Была сказка прочитана и Горькому. Писатель и критик, наконец, встретились лично – 22 сентября 1916 года в вагоне поезда. В воспоминаниях о Горьком Чуковский писал: «Именно из-за детской литературы он и познакомился со мною. Когда я пытался печатно обличать ее беспринципность и дрянность, я и не подозревал, что Горький сочувственно следит за моими попытками. Но однажды… ко мне пришел от него художник Зиновий Гржебин, работавший в издательстве „Парус“, и сказал, что Алексей Максимович намерен наладить при том издательстве детский отдел с очень широкой программой и хочет привлечь к этому делу меня. Было решено, что мы встретимся на Финляндском вокзале и вместе поедем в Куоккалу, к Репину, и по дороге побеседуем о „детских делах“».

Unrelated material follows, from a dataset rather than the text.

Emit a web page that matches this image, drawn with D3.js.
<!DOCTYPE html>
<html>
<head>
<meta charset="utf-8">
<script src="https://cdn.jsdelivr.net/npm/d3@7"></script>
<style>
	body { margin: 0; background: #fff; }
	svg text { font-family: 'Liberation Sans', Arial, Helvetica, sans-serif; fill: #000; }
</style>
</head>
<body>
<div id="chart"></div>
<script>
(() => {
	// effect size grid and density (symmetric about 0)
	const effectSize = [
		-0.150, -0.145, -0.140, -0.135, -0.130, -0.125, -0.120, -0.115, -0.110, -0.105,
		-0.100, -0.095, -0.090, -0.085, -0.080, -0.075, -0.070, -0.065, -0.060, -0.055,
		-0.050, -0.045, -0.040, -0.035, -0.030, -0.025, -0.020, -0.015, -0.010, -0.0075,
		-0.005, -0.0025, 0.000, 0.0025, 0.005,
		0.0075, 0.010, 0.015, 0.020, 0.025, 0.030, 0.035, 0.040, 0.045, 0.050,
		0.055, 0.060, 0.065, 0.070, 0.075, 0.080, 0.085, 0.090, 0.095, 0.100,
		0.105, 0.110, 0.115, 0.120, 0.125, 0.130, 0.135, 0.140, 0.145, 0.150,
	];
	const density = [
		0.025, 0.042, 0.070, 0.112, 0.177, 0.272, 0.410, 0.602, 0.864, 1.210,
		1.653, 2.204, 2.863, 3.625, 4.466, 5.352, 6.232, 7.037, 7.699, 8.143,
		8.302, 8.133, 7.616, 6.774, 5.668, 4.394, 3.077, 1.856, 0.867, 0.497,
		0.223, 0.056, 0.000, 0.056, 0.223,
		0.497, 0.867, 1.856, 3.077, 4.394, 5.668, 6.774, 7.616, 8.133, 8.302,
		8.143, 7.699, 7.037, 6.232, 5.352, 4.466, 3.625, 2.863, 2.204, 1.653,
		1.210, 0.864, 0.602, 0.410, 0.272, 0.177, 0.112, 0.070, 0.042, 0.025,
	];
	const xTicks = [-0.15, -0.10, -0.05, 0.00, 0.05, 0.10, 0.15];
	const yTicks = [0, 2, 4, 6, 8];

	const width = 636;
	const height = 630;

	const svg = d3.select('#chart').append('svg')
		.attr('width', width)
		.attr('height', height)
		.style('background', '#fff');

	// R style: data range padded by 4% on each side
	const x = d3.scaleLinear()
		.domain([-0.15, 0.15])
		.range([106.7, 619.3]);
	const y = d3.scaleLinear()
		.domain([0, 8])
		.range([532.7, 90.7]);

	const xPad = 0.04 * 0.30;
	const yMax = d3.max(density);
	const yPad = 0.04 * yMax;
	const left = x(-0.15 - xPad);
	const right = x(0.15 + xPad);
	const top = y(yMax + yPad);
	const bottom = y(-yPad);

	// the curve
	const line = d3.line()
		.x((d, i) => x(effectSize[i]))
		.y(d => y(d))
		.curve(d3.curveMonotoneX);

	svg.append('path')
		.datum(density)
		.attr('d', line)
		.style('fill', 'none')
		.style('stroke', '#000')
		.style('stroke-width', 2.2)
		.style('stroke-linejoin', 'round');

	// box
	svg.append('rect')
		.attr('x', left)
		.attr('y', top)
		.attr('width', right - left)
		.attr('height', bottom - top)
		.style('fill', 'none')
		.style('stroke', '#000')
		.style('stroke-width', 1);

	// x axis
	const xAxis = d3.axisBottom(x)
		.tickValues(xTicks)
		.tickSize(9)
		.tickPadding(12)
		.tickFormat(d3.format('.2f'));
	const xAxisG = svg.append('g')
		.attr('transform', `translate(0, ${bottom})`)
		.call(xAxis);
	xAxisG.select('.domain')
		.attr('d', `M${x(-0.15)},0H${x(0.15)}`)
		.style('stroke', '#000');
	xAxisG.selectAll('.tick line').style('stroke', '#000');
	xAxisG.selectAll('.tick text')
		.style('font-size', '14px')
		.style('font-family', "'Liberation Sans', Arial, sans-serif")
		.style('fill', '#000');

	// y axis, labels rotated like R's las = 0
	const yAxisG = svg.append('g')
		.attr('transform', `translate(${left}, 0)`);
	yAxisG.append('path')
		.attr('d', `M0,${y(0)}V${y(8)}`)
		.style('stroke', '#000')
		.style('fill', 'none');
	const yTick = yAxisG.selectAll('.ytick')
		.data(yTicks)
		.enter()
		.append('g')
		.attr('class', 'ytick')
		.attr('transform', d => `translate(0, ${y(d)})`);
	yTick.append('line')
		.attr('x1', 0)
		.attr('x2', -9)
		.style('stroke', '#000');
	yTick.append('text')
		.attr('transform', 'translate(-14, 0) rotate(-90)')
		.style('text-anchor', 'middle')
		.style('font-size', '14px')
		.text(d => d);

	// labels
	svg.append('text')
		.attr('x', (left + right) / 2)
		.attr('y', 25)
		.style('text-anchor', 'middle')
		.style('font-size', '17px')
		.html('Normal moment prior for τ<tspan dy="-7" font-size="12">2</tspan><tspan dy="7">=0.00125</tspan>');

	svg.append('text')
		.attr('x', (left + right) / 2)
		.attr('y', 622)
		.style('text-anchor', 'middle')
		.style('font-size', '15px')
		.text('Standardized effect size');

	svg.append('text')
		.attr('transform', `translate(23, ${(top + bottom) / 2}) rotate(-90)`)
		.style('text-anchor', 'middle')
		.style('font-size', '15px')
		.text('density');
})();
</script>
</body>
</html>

Дневник: «Гржебин сказал, что едем к Репину в 1 ч 15 м. Я на вокзал. Не нашел. Но, глянув в окно купе 1-го класса, – увидел оттуда шершавое нелепое лицо – понял: это он. Вошел. Он очень угрюм: сконфузился. Не глядя на меня, заговаривал с Гржебиным: – Чем торгует этот бритый, на перроне? Пари, что это русский под англичанина. Он из Сибири – пари! Не верите, я пойду, спрошу. – Я видел, что он от застенчивости, и решил деловитыми словами устранить неловкость: заговорил о том, почему Розинеру до сих пор не сказали, что Сытин уже купил Репина».

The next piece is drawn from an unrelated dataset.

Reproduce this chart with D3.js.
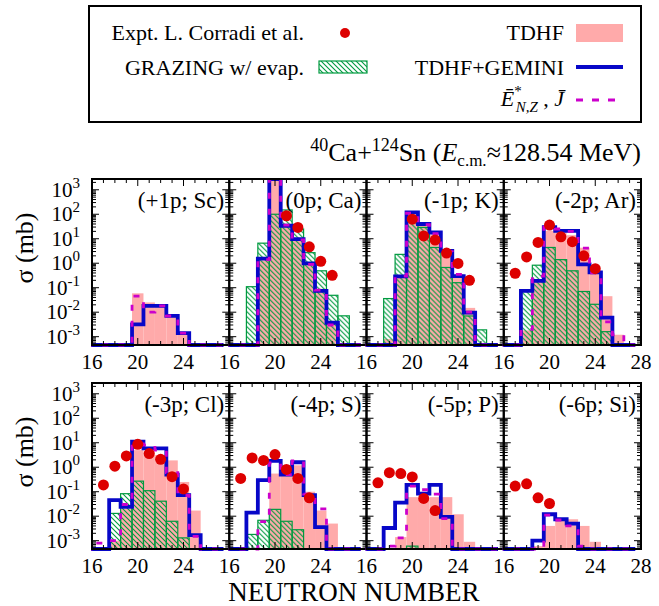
<!DOCTYPE html>
<html>
<head>
<meta charset="utf-8">
<script src="https://cdn.jsdelivr.net/npm/d3@7"></script>
<style>
  body { margin: 0; background: #fff; }
  text { font-family: "Liberation Serif", "Times New Roman", serif; fill: #000; }
</style>
</head>
<body>
<div id="chart"></div>
<script>
// neutron number of each bin (bins are 1 wide, centred on N)
const N_BINS = [16, 17, 18, 19, 20, 21, 22, 23, 24, 25, 26, 27];
const PANEL_LABELS = ["(+1p; Sc)", "(0p; Ca)", "(-1p; K)", "(-2p; Ar)",
                      "(-3p; Cl)", "(-4p; S)", "(-5p; P)", "(-6p; Si)"];
const X_TICKS = [16, 20, 24, 28];
const Y_TICKS = [1e-3, 1e-2, 1e-1, 1e0, 1e1, 1e2, 1e3];

// cross sections (mb), one row per panel, columns follow N_BINS; 0 = nothing
const TDHF = [
  [0, 0, 0, 0, 0.059, 0.025, 0.02, 0.008, 0.0015, 0, 0, 0],
  [0, 0, 0, 1.3, 8000, 40, 10, 1.0, 0.09, 0.004, 0, 0],
  [0, 0, 0.0008, 0.3, 100, 35, 15, 3, 0.35, 0.015, 0, 0],
  [0, 0, 0.0018, 0.22, 21, 25, 14, 4.3, 0.5, 0.045, 0.0012, 0],
  [0, 0, 0.001, 0.02, 5, 4.3, 3.1, 1.9, 0.25, 0.017, 0, 0],
  [0, 0, 0, 0, 0.55, 1.2, 1.2, 0.1, 0.017, 0.005, 0, 0],
  [0, 0, 0, 0.0014, 0.06, 0.05, 0.06, 0.06, 0.012, 0.0009, 0, 0],
  [0, 0, 0, 0.0006, 0.004, 0.008, 0.0075, 0.004, 0.0009, 0, 0, 0]
];
const GEMINI = [
  [0, 0, 0, 0, 0.0032, 0.018, 0.018, 0.0071, 0.0014, 0, 0, 0],
  [0, 0, 0, 1.55, 8000, 34, 9.6, 0.98, 0.074, 0.0037, 0, 0],
  [0, 0, 0, 0.29, 120, 40, 18, 3.2, 0.3, 0.0096, 0, 0],
  [0, 0, 0.074, 0.19, 30, 21, 21, 0.9, 0.42, 0.006, 0, 0],
  [0, 0, 0.045, 0.024, 11, 5.9, 5.9, 0.5, 0.073, 0.0017, 0, 0],
  [0, 0, 0.014, 0.30, 1.8, 0.50, 1.6, 0.073, 0.0036, 0, 0, 0],
  [0, 0, 0.0033, 0.036, 0.19, 0.084, 0.19, 0.0093, 0, 0, 0, 0],
  [0, 0, 0, 0.001, 0.012, 0.0075, 0.005, 0, 0, 0, 0, 0]
];
const MEAN_EJ = [
  [0, 0, 0, 0, 0.045, 0.010, 0.018, 0.007, 0.0014, 0, 0, 0],
  [0, 0, 0, 1.4, 8000, 36, 9, 0.9, 0.08, 0.003, 0, 0],
  [0, 0, 0, 0.3, 110, 38, 16, 3, 0.35, 0.01, 0, 0],
  [0, 0, 0.002, 0.3, 30, 25, 20, 4.1, 0.4, 0.004, 0.0012, 0],
  [0, 0.0008, 0.001, 0.03, 9, 8, 5, 0.6, 0.07, 0.0015, 0, 0],
  [0, 0, 0, 0.006, 1.5, 0.5, 1.8, 0.08, 0.02, 0, 0, 0],
  [0, 0, 0.0006, 0.0013, 0.17, 0.12, 0.08, 0.008, 0, 0, 0, 0],
  [0, 0, 0, 0, 0.011, 0.007, 0.004, 0.0006, 0, 0, 0, 0]
];
const GRAZING = [
  [0, 0, 0, 0, 0, 0, 0, 0, 0, 0, 0, 0],
  [0, 0, 0.11, 6.6, 100, 150, 25, 2.7, 0.49, 0.049, 0.0071, 0],
  [0, 0, 0.036, 2.3, 63, 29, 4.4, 0.67, 0.16, 0.007, 0.0019, 0],
  [0, 0, 0.07, 0.83, 4.4, 1.4, 0.49, 0.07, 0.021, 0.0016, 0, 0],
  [0, 0, 0.013, 0.083, 0.27, 0.11, 0.041, 0.0062, 0.0013, 0, 0, 0],
  [0, 0, 0.0018, 0.0068, 0.019, 0.0062, 0.0028, 0, 0, 0, 0, 0],
  [0, 0, 0, 0, 0.0006, 0, 0, 0, 0, 0, 0, 0],
  [0, 0, 0, 0, 0, 0, 0, 0, 0, 0, 0, 0]
];
const EXPT = [
  [0, 0, 0, 0, 0, 0, 0, 0, 0, 0, 0, 0],
  [0, 0, 0, 0, 0, 87, 29, 4.7, 1.2, 0.32, 0, 0],
  [0, 0, 0, 0, 63, 13, 8.8, 2.6, 0.98, 0.20, 0, 0],
  [0, 0.39, 1.8, 7.1, 36, 12, 7.6, 2.0, 0.6, 0, 0, 0],
  [0, 0.19, 1.1, 2.9, 8.6, 3.6, 2.1, 0.41, 0.13, 0, 0, 0],
  [0, 0.35, 2.4, 1.9, 3.3, 0.81, 0.35, 0.056, 0, 0, 0, 0],
  [0, 0.23, 0.60, 0.55, 0.40, 0.053, 0.017, 0, 0, 0, 0, 0],
  [0, 0.17, 0.21, 0.056, 0.033, 0, 0, 0, 0, 0, 0, 0]
];

const WIDTH = 659;
const HEIGHT = 606;
const LEFT = 92;
const PANEL_W = 137.25;
const PANEL_H = 166;
const ROW_TOP = [179, 383];

const PINK = "#ffaaaa";
const GREEN = "#009a40";
const BLUE = "#0707c8";
const MAGENTA = "#cc00cc";
const RED = "#dd0000";

const SVG = d3.select("#chart").append("svg")
  .attr("width", WIDTH)
  .attr("height", HEIGHT);

const DEFS = SVG.append("defs");
const HATCH = DEFS.append("pattern")
  .attr("id", "hatch")
  .attr("patternUnits", "userSpaceOnUse")
  .attr("width", 5)
  .attr("height", 5);
HATCH.append("path")
  .attr("d", "M-1,-1L6,6M-1,4L1,6M4,-1L6,1")
  .attr("stroke", GREEN)
  .attr("stroke-width", 1.1);

const X_SCALE = d3.scaleLinear().domain([16, 28]).range([0, PANEL_W]);
const Y_SCALE = d3.scaleLog()
  .domain([Math.pow(10, -3.34), Math.pow(10, 3.44)])
  .range([PANEL_H, 0])
  .clamp(true);

const yOf = (v) => (v > 0 ? Y_SCALE(v) : PANEL_H);

function stepPoints(values) {
  const pts = [];
  N_BINS.forEach((n, i) => {
    const y = yOf(values[i]);
    pts.push([X_SCALE(n - 0.5), y], [X_SCALE(n + 0.5), y]);
  });
  return pts;
}

const LINE = d3.line();

PANEL_LABELS.forEach((label, p) => {
  const row = Math.floor(p / 4);
  const col = p % 4;
  const g = SVG.append("g")
    .attr("transform", "translate(" + (LEFT + col * PANEL_W) + "," + ROW_TOP[row] + ")");

  DEFS.append("clipPath").attr("id", "clip" + p)
    .append("rect")
    .attr("x", -1).attr("y", 0)
    .attr("width", PANEL_W + 2).attr("height", PANEL_H + 3);

  const area = g.append("g").attr("clip-path", "url(#clip" + p + ")");

  // TDHF filled bars
  area.selectAll("rect.tdhf")
    .data(N_BINS.map((n, i) => [n, TDHF[p][i]]).filter((d) => d[1] > 0))
    .enter().append("rect")
    .attr("class", "tdhf")
    .attr("x", (d) => X_SCALE(d[0] - 0.5))
    .attr("width", X_SCALE(1) - X_SCALE(0))
    .attr("y", (d) => yOf(d[1]))
    .attr("height", (d) => PANEL_H - yOf(d[1]))
    .attr("fill", PINK);

  // GRAZING hatched bars
  area.selectAll("rect.grazing")
    .data(N_BINS.map((n, i) => [n, GRAZING[p][i]]).filter((d) => d[1] > 0))
    .enter().append("rect")
    .attr("class", "grazing")
    .attr("x", (d) => X_SCALE(d[0] - 0.5))
    .attr("width", X_SCALE(1) - X_SCALE(0))
    .attr("y", (d) => yOf(d[1]))
    .attr("height", (d) => PANEL_H - yOf(d[1]))
    .attr("fill", "url(#hatch)")
    .attr("stroke", GREEN)
    .attr("stroke-width", 1.2);

  // frame
  g.append("rect")
    .attr("width", PANEL_W).attr("height", PANEL_H)
    .attr("fill", "none").attr("stroke", "#000").attr("stroke-width", 2);

  // ticks
  const ticks = g.append("g").attr("stroke", "#000").attr("stroke-width", 1);
  Y_TICKS.forEach((t) => {
    const y = Y_SCALE(t);
    ticks.append("line").attr("x1", 0).attr("x2", 7).attr("y1", y).attr("y2", y);
    ticks.append("line").attr("x1", PANEL_W - 7).attr("x2", PANEL_W).attr("y1", y).attr("y2", y);
  });
  for (let k = -4; k <= 3; k++) {
    for (let m = 2; m <= 9; m++) {
      const v = m * Math.pow(10, k);
      const [lo, hi] = Y_SCALE.domain();
      if (v < lo || v > hi) continue;
      const y = Y_SCALE(v);
      ticks.append("line").attr("x1", 0).attr("x2", 4).attr("y1", y).attr("y2", y);
      ticks.append("line").attr("x1", PANEL_W - 4).attr("x2", PANEL_W).attr("y1", y).attr("y2", y);
    }
  }
  d3.range(17, 28).forEach((n) => {
    const len = X_TICKS.includes(n) ? 7 : 4;
    const x = X_SCALE(n);
    ticks.append("line").attr("x1", x).attr("x2", x).attr("y1", PANEL_H).attr("y2", PANEL_H - len);
    ticks.append("line").attr("x1", x).attr("x2", x).attr("y1", 0).attr("y2", len);
  });

  // TDHF+GEMINI and mean E*, J lines
  area.append("path")
    .attr("d", LINE(stepPoints(GEMINI[p])))
    .attr("fill", "none")
    .attr("stroke", BLUE)
    .attr("stroke-width", 3.8);
  area.append("path")
    .attr("d", LINE(stepPoints(MEAN_EJ[p])))
    .attr("fill", "none")
    .attr("stroke", MAGENTA)
    .attr("stroke-width", 2.8)
    .attr("stroke-dasharray", "6,10");

  // experimental points
  area.selectAll("circle")
    .data(N_BINS.map((n, i) => [n, EXPT[p][i]]).filter((d) => d[1] > 0))
    .enter().append("circle")
    .attr("cx", (d) => X_SCALE(d[0]))
    .attr("cy", (d) => Y_SCALE(d[1]))
    .attr("r", 5.5)
    .attr("fill", RED);

  // panel label
  g.append("text")
    .attr("x", PANEL_W - 5)
    .attr("y", 29)
    .attr("text-anchor", "end")
    .style("font-size", "23px")
    .text(label);

  // x tick labels
  X_TICKS.filter((t) => t < 28 || col === 3).forEach((t) => {
    g.append("text")
      .attr("x", X_SCALE(t))
      .attr("y", PANEL_H + 24)
      .attr("text-anchor", "middle")
      .style("font-size", "21px")
      .text(t);
  });

  // y tick labels on the first column
  if (col === 0) {
    Y_TICKS.forEach((t) => {
      const e = Math.round(Math.log10(t));
      const lab = g.append("text")
        .attr("x", -12)
        .attr("y", Y_SCALE(t) + 7)
        .attr("text-anchor", "end")
        .style("font-size", "21px");
      lab.append("tspan").text("10");
      lab.append("tspan").attr("dy", -9).style("font-size", "15px").text(e);
    });
    g.append("text")
      .attr("transform", "translate(" + (-LEFT + 33) + "," + (PANEL_H / 2 - 14) + ") rotate(-90)")
      .attr("text-anchor", "middle")
      .style("font-size", "26px")
      .text("σ (mb)");
  }
});

// x axis title
SVG.append("text")
  .attr("x", 354)
  .attr("y", 601)
  .attr("text-anchor", "middle")
  .style("font-size", "27px")
  .text("NEUTRON NUMBER");

// reaction title
const TITLE = SVG.append("text")
  .attr("x", 641)
  .attr("y", 161)
  .attr("text-anchor", "end")
  .style("font-size", "26px");
TITLE.append("tspan").attr("dy", -10).style("font-size", "18px").text("40");
TITLE.append("tspan").attr("dy", 10).text("Ca+");
TITLE.append("tspan").attr("dy", -10).style("font-size", "18px").text("124");
TITLE.append("tspan").attr("dy", 10).text("Sn (");
TITLE.append("tspan").style("font-style", "italic").text("E");
TITLE.append("tspan").attr("dy", 5).style("font-size", "17px").text("c.m.");
TITLE.append("tspan").attr("dy", -5).text("≈128.54 MeV)");

// legend
const LEGEND = SVG.append("g");
LEGEND.append("rect")
  .attr("x", 89).attr("y", 6)
  .attr("width", 552).attr("height", 116)
  .attr("fill", "#fff").attr("stroke", "#000").attr("stroke-width", 2);

LEGEND.append("text").attr("x", 304).attr("y", 40).attr("text-anchor", "end")
  .style("font-size", "22px").text("Expt. L. Corradi et al.");
LEGEND.append("circle").attr("cx", 345).attr("cy", 33).attr("r", 5).attr("fill", RED);

LEGEND.append("text").attr("x", 304).attr("y", 75).attr("text-anchor", "end")
  .style("font-size", "22px").text("GRAZING w/ evap.");
LEGEND.append("rect").attr("x", 319).attr("y", 61).attr("width", 48).attr("height", 12)
  .attr("fill", "url(#hatch)").attr("stroke", GREEN).attr("stroke-width", 1.2);

LEGEND.append("text").attr("x", 564).attr("y", 40).attr("text-anchor", "end")
  .style("font-size", "22px").text("TDHF");
LEGEND.append("rect").attr("x", 576).attr("y", 24).attr("width", 47).attr("height", 18)
  .attr("fill", PINK);

LEGEND.append("text").attr("x", 564).attr("y", 75).attr("text-anchor", "end")
  .style("font-size", "22px").text("TDHF+GEMINI");
LEGEND.append("line").attr("x1", 576).attr("x2", 623).attr("y1", 67).attr("y2", 67)
  .attr("stroke", BLUE).attr("stroke-width", 3.8);

const EJ_TEXT = LEGEND.append("text").attr("x", 564).attr("y", 106).attr("text-anchor", "end")
  .style("font-size", "22px");
EJ_TEXT.append("tspan").style("font-style", "italic").text("Ē");
EJ_TEXT.append("tspan").attr("dy", -10).style("font-size", "15px").text("*");
EJ_TEXT.append("tspan").attr("dx", -6).attr("dy", 16).style("font-size", "15px")
  .style("font-style", "italic").text("N,Z");
EJ_TEXT.append("tspan").attr("dy", -6).text(" ,  ");
EJ_TEXT.append("tspan").style("font-style", "italic").text("J\u0304");
LEGEND.append("line").attr("x1", 576).attr("x2", 623).attr("y1", 100).attr("y2", 100)
  .attr("stroke", MAGENTA).attr("stroke-width", 2.8).attr("stroke-dasharray", "7,9");
</script>
</body>
</html>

В воспоминаниях Чуковский говорит о том, что первые минуты знакомства оказались тяжелыми: Горький хмуро отмалчивался, в его сторону не смотрел, изредка роняя «две-три фразы Зиновию Гржебину». Должно быть, критик, написавший о Горьком столько нелестных слов, и впрямь чувствовал себя не лучшим образом – и «затосковал от обиды».

"Но вдруг в одно мгновение он сбросил с себя всю угрюмость, приблизил ко мне греющие голубые глаза… и сказал повеселевшим голосом с сильным ударением на Ó:

– По-го-во-рим о детях".

Горький говорил о том, что мало бороться с пошлостью в детской литературе – надо дать что-то взамен. Надо подготовить программу книгоиздания для детей. Именно этим-то он и предложил заняться Чуковскому. Тот оробел: надо было сразу приступать к этому огромному делу. Тем не менее в «Парус» пришел и составлением списка занялся. Так началась та детская литература, которой наша страна до сих пор по праву гордится.

Списки и в самом деле были громадные, именно из них потом выросли планы советских детских издательств: русская литература, зарубежная литература – что переведено и нуждается в редактировании, что надо перевести заново, что – впервые. Горький поражал своей эрудицией, так что «к каждому нашему совещанию мне пришлось готовиться, словно к экзамену, – писал Чуковский, – и впоследствии это принесло мне немалую пользу».